Those who have been following the evolution of the database say it isn't doing what it was intended to do.

"What wasn't taken into consideration was the abject laziness of the population," said Marc Klaas, father of 12-year-old murder victim Polly Klaas and a child safety advocate. "People don't want to go all the way down to the police station to query the CD-ROM."

Megan's Law has also been blasted by criminal rights advocates, who say the public database marks offenders with a lifetime "scarlet letter."

"I have a lot of sympathy for the people being hounded for the rest of their lives," said Stephen Elrick, a senior trial lawyer with the Santa Clara County Alternate Defender Office. Elrick is representing Franklin Means, a former Burlingame building inspector accused of child molestation.

"Let's face it, if (police) have got an unsolved sex case, whose cage do you think they're going to start rattling?" Elrick said.

Meanwhile, the number of registered sex offenders in California has climbed to 87,000, or roughly one in every 180 adult men.

And just two months ago, an 8-year-old East Palo Alto girl on her way to a Halloween party was snatched off the street by a stranger on a bike who raped and then abandoned her, according to police reports.

What is Megan's Law?

Megan's Law is named after Megan Kanka, a 7-year-old New Jersey girl who was raped and murdered in 1994 by a convicted sex offender who moved in across the street without her family knowing.

The law, which requires local law enforcement agencies to notify communities about potentially dangerous sex offenders in their midst, was signed into federal law by President Clinton in May 1996.

Before Megan's Law, California has required sex offenders since 1950 to register with police every time they move to a new community. But although police had records on the whereabouts of sex offenders, the information wasn't available to the public.

Now, every state in the nation has a version of Megan's Law on the books, with varying requirements. Twenty-three states make a sex offender database available to the public on the Internet. Florida's database on the Internet includes sex offenders' home addresses.

In California, residents must visit a sheriff's office or police station to view the database. There, they can search for sex offenders by name, zip code or birth date.

California's database includes photos for most offenders, a list of sex offenses they've been charged with, aliases they use and whether they have scars or tattoos.

While people convicted of nearly any sex crime must register with police, the public can only view information on offenders considered serious or high-risk. A third category, simply called "other," includes those convicted of lesser sex crimes, such as exhibitionism or incest.

The sex offender registry can also be searched by calling a 900 number set up by the state.
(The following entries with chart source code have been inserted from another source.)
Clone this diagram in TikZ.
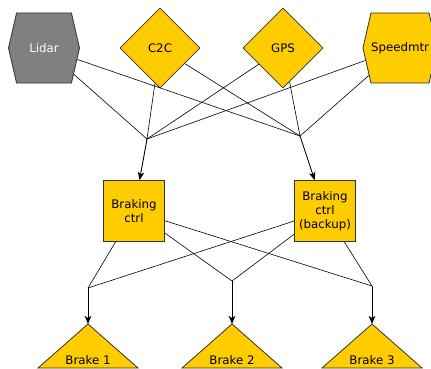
\documentclass[tikz,border=0pt]{standalone}
\usepackage{fontspec}
\setmainfont{DejaVu Sans}
\usetikzlibrary{shapes.geometric,shapes.symbols,arrows.meta}
\definecolor{ylw}{HTML}{FFCC00}
\definecolor{gry}{HTML}{808080}
\definecolor{bord}{HTML}{333333}
\begin{document}
\begin{tikzpicture}[x=1pt,y=-1pt,
  every node/.style={font=\fontsize{11.8}{14}\selectfont, inner sep=0pt},
  sensorhex/.style={shape=signal, signal to=west and east, signal pointer angle=154,
    minimum width=71, minimum height=70, draw=bord, line width=0.8pt},
  diam/.style={diamond, minimum width=80, minimum height=80, aspect=1, fill=ylw, draw=bord, line width=0.8pt},
  ctrl/.style={rectangle, minimum width=61, minimum height=61, fill=ylw, draw=bord, line width=0.8pt, align=center},
  brk/.style={fill=ylw, draw=bord, line width=0.8pt},
  conn/.style={draw=black, line width=0.6pt},
  arr/.style={draw=black, line width=0.9pt, -{Stealth[length=8pt,width=6.5pt,inset=2pt]}}]
\useasboundingbox (0,0) rectangle (431,369);
\clip (0,0) rectangle (431,369);
% sensors
\node[sensorhex, fill=gry, text=white] (lidar) at (44,48) {Lidar};
\node[diam] (c2c) at (160,48) {C2C};
\node[diam] (gps) at (283,48) {GPS};
\node[sensorhex, fill=ylw] (speed) at (400,48) {Speedmtr};
% junctions
\coordinate (j1) at (147,139);
\coordinate (j2) at (300,136);
\coordinate (j3) at (88,288);
\coordinate (j4) at (232,281);
\coordinate (j5) at (372,286);
% controllers
\node[ctrl] (bc) at (134,211) {Braking\\ctrl};
\node[ctrl] (bb) at (325,211) {Braking\\ctrl\\(backup)};
% brakes
\coordinate (b1top) at (88,324);
\coordinate (b2top) at (232,324);
\coordinate (b3top) at (372,324);
\draw[brk] (b1top) -- ++(50,44) -- ++(-100,0) -- cycle;
\draw[brk] (b2top) -- ++(50,44) -- ++(-100,0) -- cycle;
\draw[brk] (b3top) -- ++(50,44) -- ++(-100,0) -- cycle;
\node (b1) at (88,360) {Brake 1};
\node (b2) at (232,360) {Brake 2};
\node (b3) at (372,360) {Brake 3};
% connectors
\foreach \s in {lidar,c2c,gps,speed}{
  \draw[conn] (\s) -- (j1);
  \draw[conn] (\s) -- (j2);
}
\draw[arr] (j1) -- (bc);
\draw[arr] (j2) -- (bb);
\foreach \c in {bc,bb}{
  \draw[conn] (\c) -- (j3);
  \draw[conn] (\c) -- (j4);
  \draw[conn] (\c) -- (j5);
}
\draw[arr] (j3) -- (b1top);
\draw[arr] (j4) -- (b2top);
\draw[arr] (j5) -- (b3top);
\end{tikzpicture}
\end{document}
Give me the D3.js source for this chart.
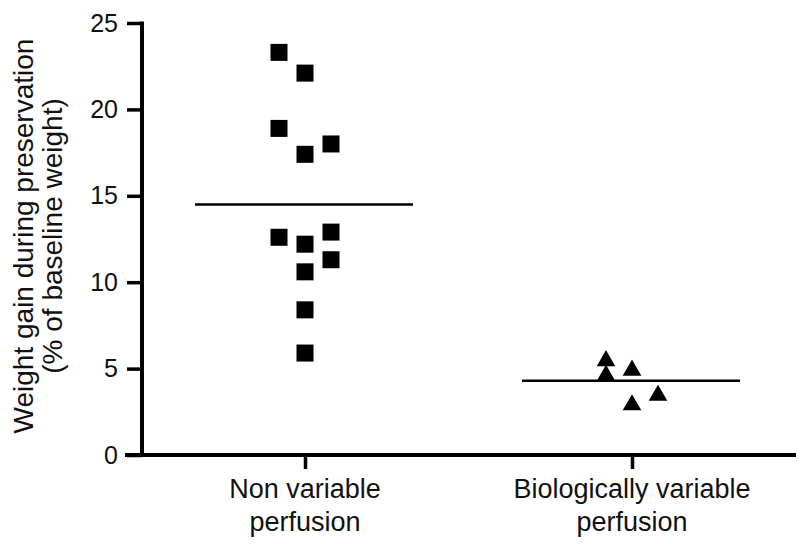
<!DOCTYPE html>
<html><head><meta charset="utf-8">
<script src="https://cdn.jsdelivr.net/npm/d3@7"></script>
<style>body{margin:0;background:#fff}svg{display:block}text{font-family:"Liberation Sans",Arial,sans-serif;fill:#111}</style>
</head><body><svg id="c" width="800" height="544"></svg>
<script>
const categories = ["Non variable|perfusion", "Biologically variable|perfusion"];
const nonVariable = [23.3, 22.1, 18.9, 17.4, 18.0, 12.6, 12.2, 12.9, 11.3, 10.6, 8.4, 5.9];
const nonVariableCol = [-1, 0, -1, 0, 1, -1, 0, 1, 1, 0, 0, 0];
const bioVariable = [5.45, 4.6, 4.9, 2.9, 3.45];
const bioVariableCol = [-1, -1, 0, 0, 1];
const means = [14.5, 4.3];
const yTicks = [0, 5, 10, 15, 20, 25];
const yTitle = ["Weight gain during preservation", "(% of baseline weight)"];

const svg = d3.select("#c");
const y = d3.scaleLinear().domain([0, 25]).range([455, 23]);
const x = d3.scalePoint().domain(categories).range([305, 632]);
const jit = 26;

// y axis
const ya = svg.append("g").attr("transform", "translate(142,0)")
  .call(d3.axisLeft(y).tickValues(yTicks).tickSize(15).tickPadding(9).tickSizeOuter(0));
ya.select(".domain").remove();
ya.selectAll(".tick line").attr("stroke", "#000").attr("stroke-width", 3.5);
ya.selectAll(".tick text").attr("font-size", 25).attr("font-family", "Liberation Sans, Arial, sans-serif").attr("fill", "#222");
svg.append("line").attr("x1", 142).attr("x2", 142).attr("y1", y(25) - 1.5).attr("y2", y(0) + 2)
  .attr("stroke", "#000").attr("stroke-width", 4);

// x axis
const xa = svg.append("g").attr("transform", "translate(0,455)")
  .call(d3.axisBottom(x).tickSize(14).tickFormat(""));
xa.select(".domain").remove();
xa.selectAll(".tick line").attr("stroke", "#000").attr("stroke-width", 3.5);
svg.append("line").attr("x1", 125).attr("x2", 796).attr("y1", 455).attr("y2", 455)
  .attr("stroke", "#000").attr("stroke-width", 4);
categories.forEach(c => {
  const lines = c.split("|");
  const t = svg.append("text").attr("text-anchor", "middle").attr("font-size", 27).attr("fill", "#222")
    .attr("transform", `translate(${x(c)},0)`);
  lines.forEach((l, i) => t.append("tspan").attr("x", 0).attr("y", 498 + i * 33).text(l));
});

// y title
const yt = svg.append("text").attr("text-anchor", "middle").attr("font-size", 28).attr("fill", "#222")
  .attr("transform", "translate(0,236) rotate(-90)");
yTitle.forEach((l, i) => yt.append("tspan").attr("x", 0).attr("y", 33 + i * 29).text(l));

// squares
const sq = 17;
svg.append("g").selectAll("rect").data(nonVariable).join("rect")
  .attr("x", (d, i) => x(categories[0]) + nonVariableCol[i] * jit - sq / 2)
  .attr("y", d => y(d) - sq / 2)
  .attr("width", sq).attr("height", sq).attr("fill", "#000");

// triangles
const tri = d3.symbol().type(d3.symbolTriangle).size(150);
svg.append("g").selectAll("path").data(bioVariable).join("path")
  .attr("d", tri)
  .attr("transform", (d, i) => `translate(${x(categories[1]) + bioVariableCol[i] * jit},${y(d)})`)
  .attr("fill", "#000");

// mean lines
svg.append("g").selectAll("line").data(means).join("line")
  .attr("x1", (d, i) => x(categories[i]) - 110)
  .attr("x2", (d, i) => x(categories[i]) + 108)
  .attr("y1", d => y(d)).attr("y2", d => y(d))
  .attr("stroke", "#000").attr("stroke-width", 2.5);
</script></body></html>
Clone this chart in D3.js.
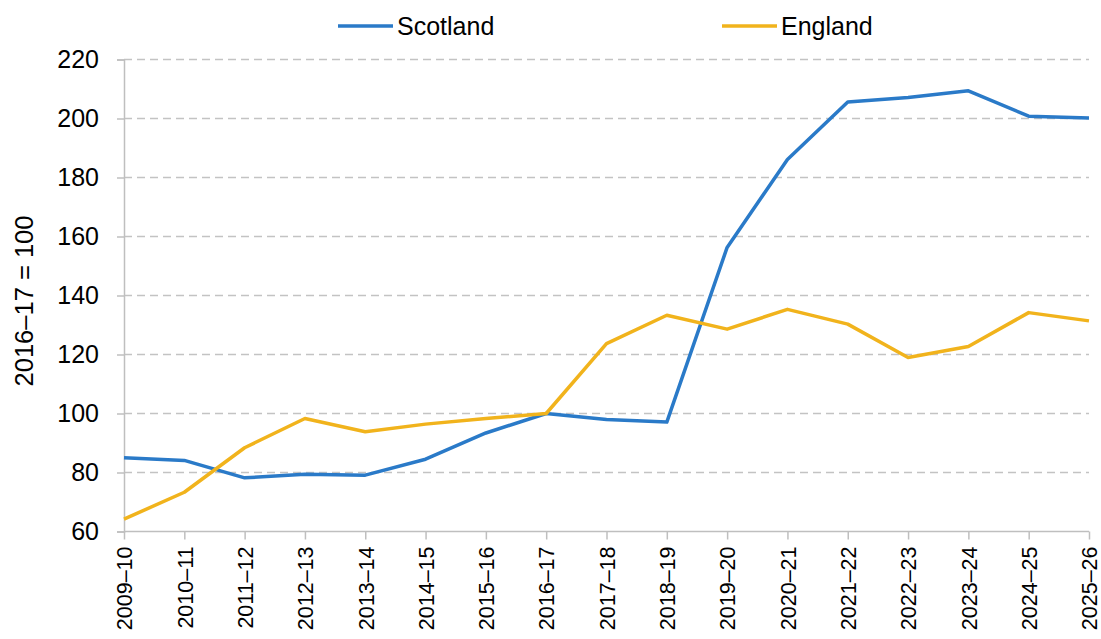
<!DOCTYPE html>
<html><head><meta charset="utf-8">
<script src="https://cdn.jsdelivr.net/npm/d3@7"></script>
<style>body{margin:0;background:#fff;} svg{display:block;font-family:"Liberation Sans",Arial,sans-serif;}</style>
</head><body>
<svg id="c" width="1101" height="639"></svg>
<script>
const categories = ["2009–10","2010–11","2011–12","2012–13","2013–14","2014–15","2015–16","2016–17","2017–18","2018–19","2019–20","2020–21","2021–22","2022–23","2023–24","2024–25","2025–26"];
const scotland = [85.0,84.1,78.2,79.4,79.1,84.5,93.4,100,98.0,97.1,156.3,186.1,205.6,207.1,209.4,200.8,200.2];
const england = [64.2,73.3,88.4,98.3,93.8,96.4,98.3,100,123.7,133.3,128.6,135.3,130.3,119.0,122.7,134.2,131.4];
const yTicks = [60,80,100,120,140,160,180,200,220];
const seriesNames = ["Scotland","England"];
const colors = ["#2a7ac8","#f1b31c"];

const svg = d3.select("#c");
const x = d3.scalePoint().domain(categories).range([124,1089]);
const y = d3.scaleLinear().domain([60,220]).range([531.5,59.5]);

// gridlines
svg.append("g").selectAll("line").data(yTicks.filter(d=>d>60)).join("line")
  .attr("x1",124).attr("x2",1089).attr("y1",d=>y(d)).attr("y2",d=>y(d))
  .attr("stroke","#c3c3c3").attr("stroke-width",1.5).attr("stroke-dasharray","8,5");

// y axis
const ya = svg.append("g").attr("transform","translate(124,0)")
  .call(d3.axisLeft(y).tickValues(yTicks).tickSize(7).tickPadding(18));
ya.selectAll("text").attr("font-size",25).attr("fill","#000").attr("font-family","Liberation Sans, Arial, sans-serif");
ya.selectAll("line,path").attr("stroke","#bfbfbf").attr("stroke-width",1.5);

// x axis
const xa = svg.append("g").attr("transform","translate(0,531.5)")
  .call(d3.axisBottom(x).tickSize(8).tickSizeOuter(0).tickPadding(6));
xa.select("path").attr("d","M124,0H1089");
xa.selectAll("line,path").attr("stroke","#bfbfbf").attr("stroke-width",1.5);
xa.selectAll("text").attr("font-size",21.5).attr("fill","#000")
  .attr("font-family","Liberation Sans, Arial, sans-serif")
  .attr("text-anchor","end").attr("transform","rotate(-90)")
  .attr("x",-15).attr("y",0).attr("dy","0.36em");

// lines
const line = d3.line().x((d,i)=>x(categories[i])).y(d=>y(d));
[scotland, england].forEach((s,k)=>{
  svg.append("path").datum(s).attr("d",line).attr("fill","none")
    .attr("stroke",colors[k]).attr("stroke-width",3.5).attr("stroke-linejoin","round");
});

// y title
svg.append("text").attr("transform","translate(24,301) rotate(-90)")
  .attr("text-anchor","middle").attr("dy","0.36em").attr("font-size",25.5).attr("fill","#000").text("2016–17 = 100");

// legend
const legX = [338, 722];
seriesNames.forEach((n,k)=>{
  const g = svg.append("g");
  g.append("line").attr("x1",legX[k]).attr("x2",legX[k]+55).attr("y1",26).attr("y2",26)
    .attr("stroke",colors[k]).attr("stroke-width",3.5);
  g.append("text").attr("x",legX[k]+59).attr("y",26).attr("dy","0.36em")
    .attr("font-size",25).attr("fill","#000").text(n);
});
</script>
</body></html>
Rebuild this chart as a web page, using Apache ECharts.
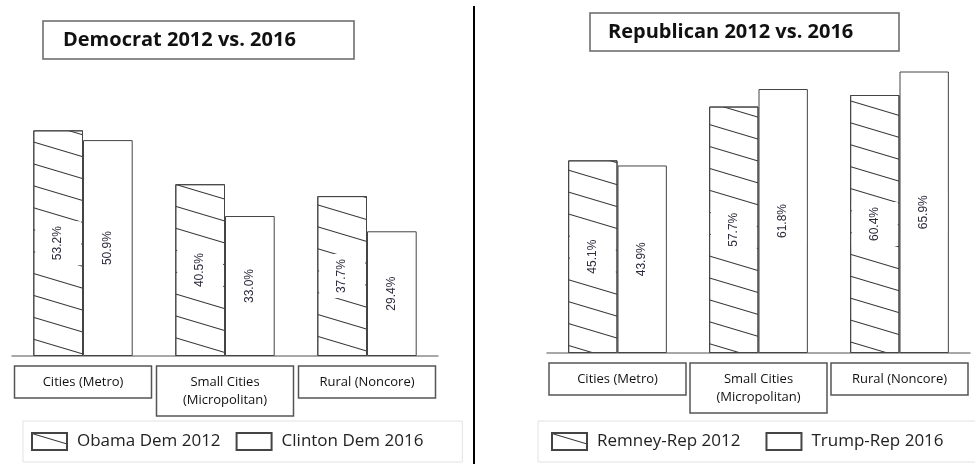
<!DOCTYPE html>
<html>
<head>
<meta charset="utf-8">
<script src="https://cdn.jsdelivr.net/npm/echarts@6/dist/echarts.min.js"></script>
<style>
  html, body { margin: 0; padding: 0; background: #fff; }
  #chart { width: 975px; height: 464px; }
</style>
</head>
<body>
<div id="chart"></div>
<script>
// dữ liệu
const categories = ['Cities (Metro)', 'Small Cities\n(Micropolitan)', 'Rural (Noncore)'];
const obama2012 = [53.2, 40.5, 37.7];
const clinton2016 = [50.9, 33.0, 29.4];
const romney2012 = [45.1, 57.7, 60.4];
const trump2016 = [43.9, 61.8, 65.9];
const titles = ['Democrat 2012 vs. 2016', 'Republican 2012 vs. 2016'];
const seriesNames = ['Obama Dem 2012', 'Clinton Dem 2016', 'Remney-Rep 2012', 'Trump-Rep 2016'];

const chart = echarts.init(document.getElementById('chart'));

// gạch chéo cho cột 2012
const hatch = {
  symbol: 'rect',
  symbolSize: 1,
  color: '#333',
  dashArrayX: [1, 0],
  dashArrayY: [1, 20],
  rotation: 0.29
};

function barLabel() {
  return {
    show: true,
    position: 'inside',
    rotate: 90,
    color: '#2c2c3c',
    fontFamily: 'Liberation Sans',
    fontSize: 12,
    backgroundColor: '#fff',
    padding: [17, 5],
    formatter: p => p.value.toFixed(1) + '%'
  };
}

function makeBar(name, data, idx, hatched) {
  return {
    name: name,
    type: 'bar',
    xAxisIndex: idx,
    yAxisIndex: idx,
    data: data,
    barGap: '0%',
    barCategoryGap: '30%',
    itemStyle: {
      color: '#fff',
      borderColor: '#444',
      borderWidth: 1,
      decal: hatched ? hatch : null
    },
    label: barLabel()
  };
}

function xAxis(idx) {
  return {
    type: 'category',
    gridIndex: idx,
    data: categories,
    axisTick: { show: false },
    axisLine: { lineStyle: { color: '#8c8c8c', width: 1.5 } },
    axisLabel: {
      interval: 0,
      margin: 10,
      color: '#111',
      fontFamily: 'Open Sans',
      fontSize: 13,
      lineHeight: 18,
      width: 127,
      align: 'center',
      borderColor: '#555',
      borderWidth: 1.5,
      padding: [7, 5]
    }
  };
}

function legend(left, names, gap, pad) {
  return {
    left: left,
    top: 421,
    width: 460,
    data: names,
    icon: 'rect',
    itemWidth: 35,
    itemHeight: 17,
    itemGap: gap,
    borderColor: '#e2e2e2',
    borderWidth: 1,
    padding: pad,
    textStyle: { fontFamily: 'Open Sans', fontSize: 17, color: '#222', padding: [0, 0, 0, 5] }
  };
}

const option = {
  animation: false,
  backgroundColor: '#fff',
  title: [
    {
      text: titles[0], left: 43, top: 21,
      borderColor: '#666', borderWidth: 1.5, padding: [9, 58, 9, 20],
      textStyle: { fontFamily: 'Open Sans', fontWeight: 'bold', fontSize: 20, color: '#111' }
    },
    {
      text: titles[1], left: 590, top: 13,
      borderColor: '#666', borderWidth: 1.5, padding: [9, 46, 9, 18],
      textStyle: { fontFamily: 'Open Sans', fontWeight: 'bold', fontSize: 20, color: '#111' }
    }
  ],
  legend: [
    legend(23, seriesNames.slice(0, 2), 15, [11, 39, 11, 8]),
    legend(538, seriesNames.slice(2, 4), 25, [11, 60, 11, 13])
  ],
  grid: [
    { left: 12, width: 426, top: 101.5, height: 254.5 },
    { left: 547, width: 423, top: 54, height: 299 }
  ],
  xAxis: [xAxis(0), xAxis(1)],
  yAxis: [
    { type: 'value', gridIndex: 0, min: 0, max: 60, show: false },
    { type: 'value', gridIndex: 1, min: 0, max: 70, show: false }
  ],
  series: [
    makeBar(seriesNames[0], obama2012, 0, true),
    makeBar(seriesNames[1], clinton2016, 0, false),
    makeBar(seriesNames[2], romney2012, 1, true),
    makeBar(seriesNames[3], trump2016, 1, false)
  ],
  graphic: [{
    type: 'line',
    shape: { x1: 474, y1: 6, x2: 474, y2: 464 },
    style: { stroke: '#000', lineWidth: 2 }
  }]
};

chart.setOption(option);
window.addEventListener('resize', () => chart.resize());
</script>
</body>
</html>
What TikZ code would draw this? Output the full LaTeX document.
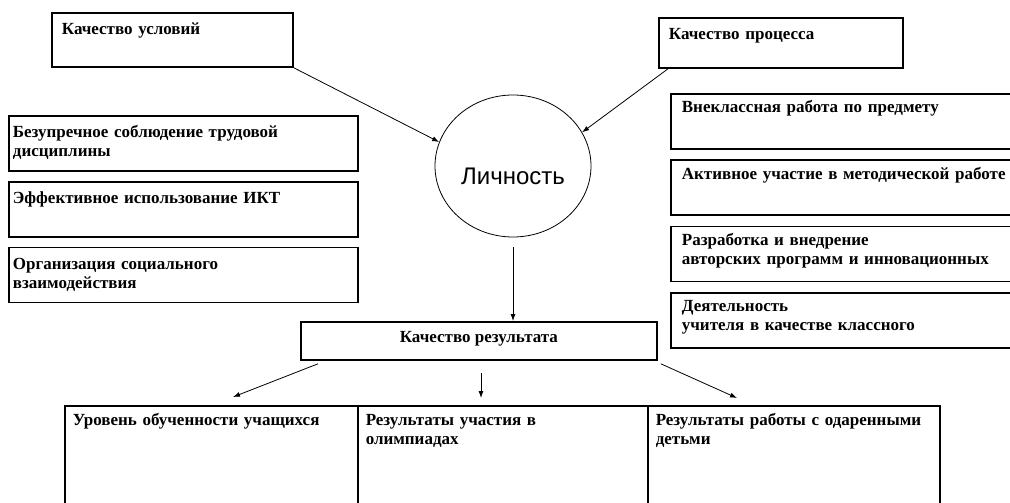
\documentclass[tikz,border=0pt]{standalone}
\usepackage{fontspec}
\setmainfont{Liberation Serif}
\newfontfamily\circfont{Liberation Sans}
\usetikzlibrary{positioning, shapes.geometric, calc, arrows.meta}

\begin{document}
\begin{tikzpicture}[x=1pt,y=-1pt,
    >={Latex[length=7pt,width=5pt]},
    box/.style={draw,line width=1.8pt,anchor=north west,align=left,inner ysep=0pt,
        font=\bfseries\fontsize{17}{19}\selectfont},
    top box/.style={box,inner xsep=10pt,text height=22pt,text depth=32pt},
    left box/.style={box,inner xsep=4pt,text width=341pt,text height=22pt,text depth=33pt},
    right box/.style={box,inner xsep=11pt,text width=338pt,text height=19pt,text depth=36pt},
    col box/.style={box,line width=1.5pt,inner xsep=8pt,text height=20pt,text depth=100pt},
    link/.style={->,line width=0.8pt}]

  \useasboundingbox (0,0) rectangle (1010,503);
  \clip (0,0) rectangle (1010,503);

  % upper row
  \node[top box,text width=221pt] (usl) at (51,12) {Качество условий};
  \node[top box,text width=224pt,text depth=28pt] (proc) at (658,17) {Качество процесса};

  \node[draw,ellipse,line width=0.8pt,minimum width=156pt,minimum height=142pt,inner sep=0pt,
        font=\circfont\fontsize{24}{28}\selectfont,text height=36pt,text depth=0pt] (lich) at (513,166) {Личность};

  % left column
  \node[left box] (l1) at (8,115) {Безупречное соблюдение трудовой\\дисциплины};
  \node[left box] (l2) [below=9pt of l1] {Эффективное использование ИКТ};
  \node[left box] (l3) [below=9pt of l2] {Организация социального\\взаимодействия};

  % right column
  \node[right box] (r1) at (670,93) {Внеклассная работа по предмету};
  \node[right box] (r2) [below=9.5pt of r1] {Активное участие в методической работе};
  \node[right box] (r3) [below=9.5pt of r2] {Разработка и внедрение\\авторских программ и инновационных};
  \node[right box] (r4) [below=9.5pt of r3] {Деятельность\\учителя в качестве классного};

  % result
  \node[box,align=center,minimum width=356pt,minimum height=38pt,inner sep=0pt,
        text height=11pt,text depth=7pt] (res) at (300,321) {Качество результата};

  \node[col box,text width=277pt] (c1) at (64,405) {Уровень обученности учащихся};
  \node[col box,text width=274pt] (c2) at (357,405) {Результаты участия в\\олимпиадах};
  \node[col box,text width=276pt] (c3) at (647,405) {Результаты работы с одаренными\\детьми};

  \coordinate (t1) at (233,397);
  \coordinate (s2) at (481,373);
  \coordinate (t2) at (481,398);
  \coordinate (t3) at (737,398);

  \draw[link] (usl.south east) -- (lich.162);
  \draw[link] ([xshift=10pt]proc.south west) -- (lich.26);
  \draw[link,shorten <=10pt] (lich.south) -- (lich.south |- res.north);
  \draw[link] ([xshift=18pt,yshift=-3pt]res.south west) -- (t1);
  \draw[link] (s2) -- (t2);
  \draw[link] ([xshift=3pt,yshift=-3pt]res.south east) -- (t3);

\end{tikzpicture}
\end{document}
It costs $10 to check two names.

Note-taking prohibited

Sheriff's departments in every county are required to make the Megan's Law database available to the public, as are cities with population greater than 200,000.

Palo Alto and Mountain View have opted to provide public access to the database even though they're not required to do so.

In San Mateo County, the city of San Mateo lets its residents view the registry.

But residents of smaller cities -- including East Palo Alto, Menlo Park and Burlingame -- are referred to the sheriff's office in Redwood City if they want to view the database.

That means a trip to downtown Redwood City during working hours, finding a parking space and then passing through an airport-style metal detector to get into the county government center.

Prospective database viewers must sign a form saying they're not sex offenders themselves. Then they wait behind a security window while a staff member makes a copy of their driver's license and checks their criminal background.

Then the viewer is led to a special booth with a sliding plastic door that is set up next to the front desk. A glass window into the booth lets the desk clerk on duty keep an eye on the person using the database, and a digital timer placed in the window counts down the 15-minute session.

If the viewer takes out a pen and paper and starts taking notes, the desk clerk will tell him or her to stop. Under Megan's Law, members of the public who copy or distribute information from the database can be charged with a misdemeanor and spend up to a year in jail.

And police or sheriff's departments have the discretion to ban note taking or set a time limit, according to Van Winkle of the attorney general's office. Those who visit the attorney general's office to see the database can take notes, Van Winkle said.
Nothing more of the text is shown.